# [Your goal]
Using the listing below, select the lines with the word "this" and copy them.

___

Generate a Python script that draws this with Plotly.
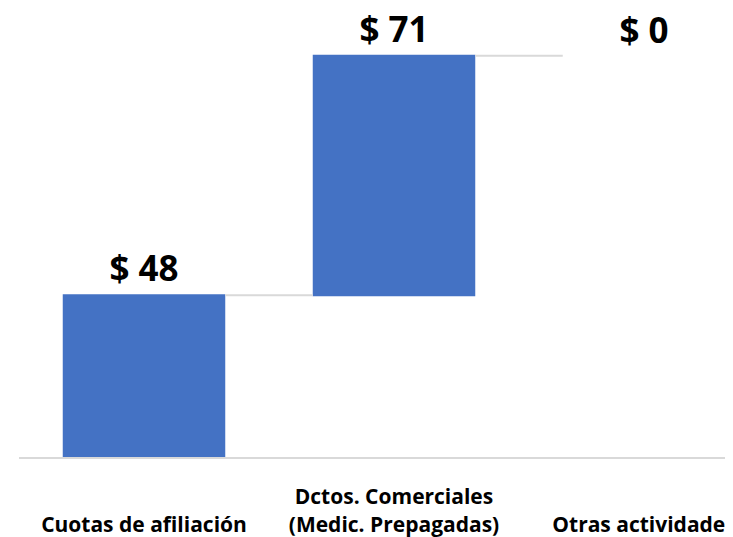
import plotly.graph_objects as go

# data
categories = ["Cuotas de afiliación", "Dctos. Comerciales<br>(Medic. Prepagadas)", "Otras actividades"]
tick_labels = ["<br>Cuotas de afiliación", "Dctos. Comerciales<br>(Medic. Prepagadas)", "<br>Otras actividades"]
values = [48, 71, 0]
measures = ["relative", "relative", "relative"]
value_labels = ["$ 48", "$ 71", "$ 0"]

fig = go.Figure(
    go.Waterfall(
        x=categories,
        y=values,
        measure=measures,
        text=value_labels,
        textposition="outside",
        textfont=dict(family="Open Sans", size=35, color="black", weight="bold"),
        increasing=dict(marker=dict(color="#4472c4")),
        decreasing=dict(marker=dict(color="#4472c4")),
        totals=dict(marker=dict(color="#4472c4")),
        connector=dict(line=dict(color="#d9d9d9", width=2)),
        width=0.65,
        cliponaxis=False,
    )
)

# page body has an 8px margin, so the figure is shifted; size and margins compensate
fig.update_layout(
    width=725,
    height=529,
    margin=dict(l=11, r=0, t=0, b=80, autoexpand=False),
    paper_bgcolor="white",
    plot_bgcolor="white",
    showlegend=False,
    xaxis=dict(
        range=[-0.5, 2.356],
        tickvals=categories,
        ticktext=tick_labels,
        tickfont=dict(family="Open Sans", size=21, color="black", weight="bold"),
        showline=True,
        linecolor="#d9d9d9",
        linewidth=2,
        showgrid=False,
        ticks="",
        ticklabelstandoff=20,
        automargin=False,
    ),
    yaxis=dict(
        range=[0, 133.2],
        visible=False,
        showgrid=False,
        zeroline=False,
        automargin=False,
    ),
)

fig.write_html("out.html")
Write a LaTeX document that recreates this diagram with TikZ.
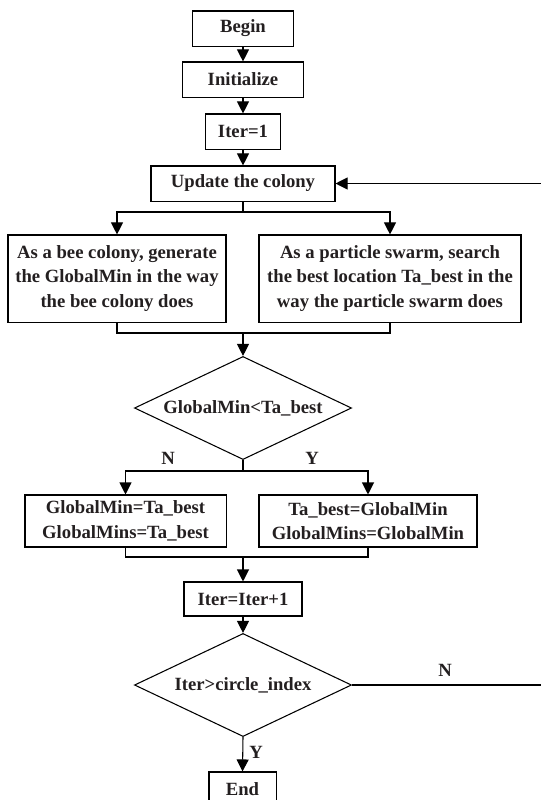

___

# [Task response]
Generate a Python script that draws this with Plotly.
Write a LaTeX document that recreates this diagram with TikZ.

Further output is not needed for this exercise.